Provided data

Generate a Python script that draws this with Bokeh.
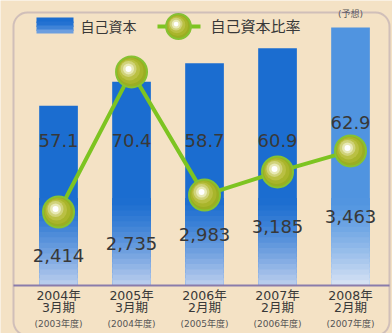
from bokeh.plotting import figure
from bokeh.models import Range1d, BoxAnnotation
from bokeh.core.properties import value
from bokeh.embed import file_html
from bokeh.resources import INLINE

# ---- data ----
periods = ["2004年", "2005年", "2006年", "2007年", "2008年"]
months = ["3月期", "3月期", "2月期", "2月期", "2月期"]
fiscal = ["(2003年度)", "(2004年度)", "(2005年度)", "(2006年度)", "(2007年度)"]
equity = [2414, 2735, 2983, 3185, 3463]          # 自己資本
ratio = [57.1, 70.4, 58.7, 60.9, 62.9]           # 自己資本比率
forecast = [False, False, False, False, True]    # 2008年2月期 = 予想

# ---- style ----
W, H = 392, 333
BG = "#f4e2c5"
BLUE = (27, 109, 208)
BLUE_F = (80, 148, 224)
PALE = (190, 208, 238)
PALE_F = (218, 228, 244)
GREEN = "#7dc421"
TXT = "#383838"
JP = "DejaVu Sans, Noto Sans CJK JP"
NUM = "DejaVu Sans"
SPHERE = [(31, "#9aae22"), (26, "#a9b52b"), (21, "#bac043"), (16, "#d0d27a"),
          (11, "#e8e9b6"), (6, "#ffffff")]


def hexc(c):
    return "#%02x%02x%02x" % tuple(int(round(v)) for v in c)


def mix(a, b, t):
    return tuple(a[i] + (b[i] - a[i]) * t for i in range(3))


XR = Range1d(-0.795, 4.575)
RR = Range1d(45.56, 77.18)
p = figure(width=W, height=H, output_backend="svg", toolbar_location=None,
           x_range=XR, y_range=Range1d(-644, 3826),
           x_axis_location=None, y_axis_location=None,
           min_border=0, background_fill_color=BG, border_fill_color=BG,
           outline_line_color=None)
p.grid.visible = False
p.extra_y_ranges = {"ratio": RR, "py": Range1d(H, 0)}
p.extra_x_ranges = {"px": Range1d(0, W)}

# one screen pixel in data units (for small highlight shifts)
dx = (XR.end - XR.start) / W
dr = (RR.end - RR.start) / H

xs = list(range(len(equity)))

# frame
p.add_layout(BoxAnnotation(left=13, right=389, top=12, bottom=H + 2,
                           x_range_name="px", y_range_name="py",
                           fill_alpha=0, line_color="#7d6e9f", line_width=2,
                           border_radius=14))

# bars (solid part)
bar_cols = [hexc(BLUE_F if f else BLUE) for f in forecast]
p.vbar(x=xs, top=equity, width=0.53, fill_color=bar_cols, line_color=None)

# bars (gradient toward the base)
G, N = 1150, 16
gx, gb, gt, gc = [], [], [], []
for i, v in enumerate(equity):
    top_c = BLUE_F if forecast[i] else BLUE
    bot_c = PALE_F if forecast[i] else PALE
    for k in range(N):
        t = 1 - (k + 0.5) / N
        gx.append(i)
        gb.append(G * k / N)
        gt.append(min(v, G * (k + 1) / N + 25))
        gc.append(hexc(mix(top_c, bot_c, t ** 1.3)))
p.vbar(x=gx, bottom=gb, top=gt, width=0.53, fill_color=gc, line_color=None)

# x axis line
p.segment(x0=[13], x1=[389], y0=[285], y1=[285], x_range_name="px",
          y_range_name="py", line_color="#8a7cab", line_width=2)

# ratio line with spheres
p.line(xs, ratio, y_range_name="ratio", line_color=GREEN, line_width=4)
for j, (s, c) in enumerate(SPHERE):
    sh = min(j, 3) * 1.0
    p.scatter([x - sh * dx for x in xs], [r + sh * dr for r in ratio],
              y_range_name="ratio", size=s, fill_color=c,
              line_color="#86c232" if j == 0 else None, line_width=2)

# value labels
amt_y = [0.5 * v - 800 for v in equity]
p.text(x=xs, y=amt_y, text=[f"{v:,}" for v in equity], text_align="center",
       text_baseline="middle", text_font=value(NUM), text_font_size="18px",
       text_color=TXT)

peak = max(ratio)
rat_y = [63.9 if r == peak else max(63.9, r + 2.7) for r in ratio]
p.text(x=xs, y=rat_y, y_range_name="ratio", text=[f"{r:.1f}" for r in ratio],
       text_align="center", text_baseline="middle", text_font=value(NUM),
       text_font_size="18px", text_color=TXT)

# category labels
p.text(x=xs, y=[0] * 5, text=periods, y_offset=10, text_align="center",
       text_baseline="middle", text_font=value(JP), text_font_size="12.5px",
       text_color=TXT)
p.text(x=xs, y=[0] * 5, text=months, y_offset=22, text_align="center",
       text_baseline="middle", text_font=value(JP), text_font_size="12.5px",
       text_color=TXT)
p.text(x=xs, y=[0] * 5, text=fiscal, y_offset=38, text_align="center",
       text_baseline="middle", text_font=value(JP), text_font_size="9px",
       text_color="#555555")

# 予想 tag
fi = [i for i, f in enumerate(forecast) if f]
p.text(x=fi, y=[equity[i] for i in fi], text=["(予想)"] * len(fi), y_offset=-14,
       text_align="center", text_baseline="middle", text_font=value(JP),
       text_font_size="9px", text_color="#555555")

# legend (drawn manually)
sw_b, sw_t, sw_c = [], [], []
for k in range(4):
    sw_t.append(17 + 16 * k / 4)
    sw_b.append(min(33, 17 + 16 * (k + 1) / 4 + 1.5))
    sw_c.append(hexc(mix(BLUE, PALE, (k / 3) ** 2 * 0.5)))
p.quad(left=[36] * 4, right=[73] * 4, top=sw_t, bottom=sw_b, fill_color=sw_c,
       line_color=None, x_range_name="px", y_range_name="py")
p.text(x=[80], y=[26], text=["自己資本"], text_align="left",
       text_baseline="middle", text_font=value(JP), text_font_size="14px",
       text_color=TXT, x_range_name="px", y_range_name="py")
p.line([157, 200], [26, 26], line_color=GREEN, line_width=4,
       x_range_name="px", y_range_name="py")
for j, (s, c) in enumerate(SPHERE):
    sh = min(j, 3) * 0.8
    p.scatter([178 - sh], [26 - sh], size=s * 0.8, fill_color=c,
              line_color="#86c232" if j == 0 else None, line_width=2,
              x_range_name="px", y_range_name="py")
p.text(x=[210], y=[26], text=["自己資本比率"], text_align="left",
       text_baseline="middle", text_font=value(JP), text_font_size="15px",
       text_color=TXT, x_range_name="px", y_range_name="py")

open("out.html", "w").write(file_html(p, INLINE))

The exercise
Using the material above, return every line exactly as it appears, minus the pictures.

Full solution
Generate a Python script that draws this with Bokeh.
from bokeh.plotting import figure
from bokeh.models import Range1d, BoxAnnotation
from bokeh.core.properties import value
from bokeh.embed import file_html
from bokeh.resources import INLINE

# ---- data ----
periods = ["2004年", "2005年", "2006年", "2007年", "2008年"]
months = ["3月期", "3月期", "2月期", "2月期", "2月期"]
fiscal = ["(2003年度)", "(2004年度)", "(2005年度)", "(2006年度)", "(2007年度)"]
equity = [2414, 2735, 2983, 3185, 3463]          # 自己資本
ratio = [57.1, 70.4, 58.7, 60.9, 62.9]           # 自己資本比率
forecast = [False, False, False, False, True]    # 2008年2月期 = 予想

# ---- style ----
W, H = 392, 333
BG = "#f4e2c5"
BLUE = (27, 109, 208)
BLUE_F = (80, 148, 224)
PALE = (190, 208, 238)
PALE_F = (218, 228, 244)
GREEN = "#7dc421"
TXT = "#383838"
JP = "DejaVu Sans, Noto Sans CJK JP"
NUM = "DejaVu Sans"
SPHERE = [(31, "#9aae22"), (26, "#a9b52b"), (21, "#bac043"), (16, "#d0d27a"),
          (11, "#e8e9b6"), (6, "#ffffff")]


def hexc(c):
    return "#%02x%02x%02x" % tuple(int(round(v)) for v in c)


def mix(a, b, t):
    return tuple(a[i] + (b[i] - a[i]) * t for i in range(3))


XR = Range1d(-0.795, 4.575)
RR = Range1d(45.56, 77.18)
p = figure(width=W, height=H, output_backend="svg", toolbar_location=None,
           x_range=XR, y_range=Range1d(-644, 3826),
           x_axis_location=None, y_axis_location=None,
           min_border=0, background_fill_color=BG, border_fill_color=BG,
           outline_line_color=None)
p.grid.visible = False
p.extra_y_ranges = {"ratio": RR, "py": Range1d(H, 0)}
p.extra_x_ranges = {"px": Range1d(0, W)}

# one screen pixel in data units (for small highlight shifts)
dx = (XR.end - XR.start) / W
dr = (RR.end - RR.start) / H

xs = list(range(len(equity)))

# frame
p.add_layout(BoxAnnotation(left=13, right=389, top=12, bottom=H + 2,
                           x_range_name="px", y_range_name="py",
                           fill_alpha=0, line_color="#7d6e9f", line_width=2,
                           border_radius=14))

# bars (solid part)
bar_cols = [hexc(BLUE_F if f else BLUE) for f in forecast]
p.vbar(x=xs, top=equity, width=0.53, fill_color=bar_cols, line_color=None)

# bars (gradient toward the base)
G, N = 1150, 16
gx, gb, gt, gc = [], [], [], []
for i, v in enumerate(equity):
    top_c = BLUE_F if forecast[i] else BLUE
    bot_c = PALE_F if forecast[i] else PALE
    for k in range(N):
        t = 1 - (k + 0.5) / N
        gx.append(i)
        gb.append(G * k / N)
        gt.append(min(v, G * (k + 1) / N + 25))
        gc.append(hexc(mix(top_c, bot_c, t ** 1.3)))
p.vbar(x=gx, bottom=gb, top=gt, width=0.53, fill_color=gc, line_color=None)

# x axis line
p.segment(x0=[13], x1=[389], y0=[285], y1=[285], x_range_name="px",
          y_range_name="py", line_color="#8a7cab", line_width=2)

# ratio line with spheres
p.line(xs, ratio, y_range_name="ratio", line_color=GREEN, line_width=4)
for j, (s, c) in enumerate(SPHERE):
    sh = min(j, 3) * 1.0
    p.scatter([x - sh * dx for x in xs], [r + sh * dr for r in ratio],
              y_range_name="ratio", size=s, fill_color=c,
              line_color="#86c232" if j == 0 else None, line_width=2)

# value labels
amt_y = [0.5 * v - 800 for v in equity]
p.text(x=xs, y=amt_y, text=[f"{v:,}" for v in equity], text_align="center",
       text_baseline="middle", text_font=value(NUM), text_font_size="18px",
       text_color=TXT)

peak = max(ratio)
rat_y = [63.9 if r == peak else max(63.9, r + 2.7) for r in ratio]
p.text(x=xs, y=rat_y, y_range_name="ratio", text=[f"{r:.1f}" for r in ratio],
       text_align="center", text_baseline="middle", text_font=value(NUM),
       text_font_size="18px", text_color=TXT)

# category labels
p.text(x=xs, y=[0] * 5, text=periods, y_offset=10, text_align="center",
       text_baseline="middle", text_font=value(JP), text_font_size="12.5px",
       text_color=TXT)
p.text(x=xs, y=[0] * 5, text=months, y_offset=22, text_align="center",
       text_baseline="middle", text_font=value(JP), text_font_size="12.5px",
       text_color=TXT)
p.text(x=xs, y=[0] * 5, text=fiscal, y_offset=38, text_align="center",
       text_baseline="middle", text_font=value(JP), text_font_size="9px",
       text_color="#555555")

# 予想 tag
fi = [i for i, f in enumerate(forecast) if f]
p.text(x=fi, y=[equity[i] for i in fi], text=["(予想)"] * len(fi), y_offset=-14,
       text_align="center", text_baseline="middle", text_font=value(JP),
       text_font_size="9px", text_color="#555555")

# legend (drawn manually)
sw_b, sw_t, sw_c = [], [], []
for k in range(4):
    sw_t.append(17 + 16 * k / 4)
    sw_b.append(min(33, 17 + 16 * (k + 1) / 4 + 1.5))
    sw_c.append(hexc(mix(BLUE, PALE, (k / 3) ** 2 * 0.5)))
p.quad(left=[36] * 4, right=[73] * 4, top=sw_t, bottom=sw_b, fill_color=sw_c,
       line_color=None, x_range_name="px", y_range_name="py")
p.text(x=[80], y=[26], text=["自己資本"], text_align="left",
       text_baseline="middle", text_font=value(JP), text_font_size="14px",
       text_color=TXT, x_range_name="px", y_range_name="py")
p.line([157, 200], [26, 26], line_color=GREEN, line_width=4,
       x_range_name="px", y_range_name="py")
for j, (s, c) in enumerate(SPHERE):
    sh = min(j, 3) * 0.8
    p.scatter([178 - sh], [26 - sh], size=s * 0.8, fill_color=c,
              line_color="#86c232" if j == 0 else None, line_width=2,
              x_range_name="px", y_range_name="py")
p.text(x=[210], y=[26], text=["自己資本比率"], text_align="left",
       text_baseline="middle", text_font=value(JP), text_font_size="15px",
       text_color=TXT, x_range_name="px", y_range_name="py")

open("out.html", "w").write(file_html(p, INLINE))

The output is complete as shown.